▶ [Given material]:
• • •
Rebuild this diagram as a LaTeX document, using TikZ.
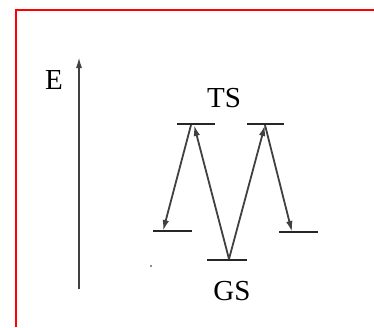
\documentclass[tikz,border=0pt]{standalone}
\usepackage{fontspec}
\setmainfont{Liberation Serif}
\usetikzlibrary{arrows.meta}
\begin{document}
\begin{tikzpicture}[x=1pt,y=-1pt,
  levelbar/.style={line width=2.4pt, black!85},
  react/.style={line width=1.8pt, black!75, -{Latex[length=11pt,width=6.5pt]}},
  axisline/.style={line width=1.7pt, black!75, -{Latex[length=11pt,width=6pt]}},
  lbl/.style={font=\fontsize{29}{29}\selectfont, inner sep=0pt}]
\useasboundingbox (0,0) rectangle (374,327);
\fill[white] (0,0) rectangle (374,327);
\draw[red, line width=2.4pt] (16,327) -- (16,10) -- (374,10);
% energy axis
\coordinate (axb) at (79,289);
\coordinate (axt) at (79,57);
\draw[axisline] (axb) -- (axt);
\node[lbl] (E) at (54,80) {E};
\node[lbl] (TS) at (224,98) {TS};
\node[lbl] (GS) at (232,291) {GS};
% levels
\coordinate (ts1l) at (177,124); \coordinate (ts1r) at (215,124);
\coordinate (ts2l) at (247,124); \coordinate (ts2r) at (284,124);
\coordinate (p1l) at (153,231); \coordinate (p1r) at (192,231);
\coordinate (gsl) at (207,260); \coordinate (gsr) at (247,260);
\coordinate (p2l) at (279,232); \coordinate (p2r) at (318,232);
\foreach \a/\b in {ts1l/ts1r, ts2l/ts2r, p1l/p1r, gsl/gsr, p2l/p2r}
  \draw[levelbar] (\a) -- (\b);
% path points
\coordinate (ts1a) at (191,125);
\coordinate (ts1b) at (194,125);
\coordinate (p1a) at (163,231);
\coordinate (gsa) at (229,259);
\coordinate (ts2a) at (265,125);
\coordinate (p2a) at (292,232);
\draw[react] (ts1a) -- (p1a);
\draw[react] (gsa) -- (ts1b);
\draw[react] (gsa) -- (ts2a);
\draw[react] (ts2a) -- (p2a);
\fill[black!60] (151,266) circle (1.2pt);
\end{tikzpicture}
\end{document}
• • •
Reproduce the whole listing above word for word, but not its pictures.

Rebuild this diagram as a LaTeX document, using TikZ.
\documentclass[tikz,border=0pt]{standalone}
\usepackage{fontspec}
\setmainfont{Liberation Serif}
\usetikzlibrary{arrows.meta}
\begin{document}
\begin{tikzpicture}[x=1pt,y=-1pt,
  levelbar/.style={line width=2.4pt, black!85},
  react/.style={line width=1.8pt, black!75, -{Latex[length=11pt,width=6.5pt]}},
  axisline/.style={line width=1.7pt, black!75, -{Latex[length=11pt,width=6pt]}},
  lbl/.style={font=\fontsize{29}{29}\selectfont, inner sep=0pt}]
\useasboundingbox (0,0) rectangle (374,327);
\fill[white] (0,0) rectangle (374,327);
\draw[red, line width=2.4pt] (16,327) -- (16,10) -- (374,10);
% energy axis
\coordinate (axb) at (79,289);
\coordinate (axt) at (79,57);
\draw[axisline] (axb) -- (axt);
\node[lbl] (E) at (54,80) {E};
\node[lbl] (TS) at (224,98) {TS};
\node[lbl] (GS) at (232,291) {GS};
% levels
\coordinate (ts1l) at (177,124); \coordinate (ts1r) at (215,124);
\coordinate (ts2l) at (247,124); \coordinate (ts2r) at (284,124);
\coordinate (p1l) at (153,231); \coordinate (p1r) at (192,231);
\coordinate (gsl) at (207,260); \coordinate (gsr) at (247,260);
\coordinate (p2l) at (279,232); \coordinate (p2r) at (318,232);
\foreach \a/\b in {ts1l/ts1r, ts2l/ts2r, p1l/p1r, gsl/gsr, p2l/p2r}
  \draw[levelbar] (\a) -- (\b);
% path points
\coordinate (ts1a) at (191,125);
\coordinate (ts1b) at (194,125);
\coordinate (p1a) at (163,231);
\coordinate (gsa) at (229,259);
\coordinate (ts2a) at (265,125);
\coordinate (p2a) at (292,232);
\draw[react] (ts1a) -- (p1a);
\draw[react] (gsa) -- (ts1b);
\draw[react] (gsa) -- (ts2a);
\draw[react] (ts2a) -- (p2a);
\fill[black!60] (151,266) circle (1.2pt);
\end{tikzpicture}
\end{document}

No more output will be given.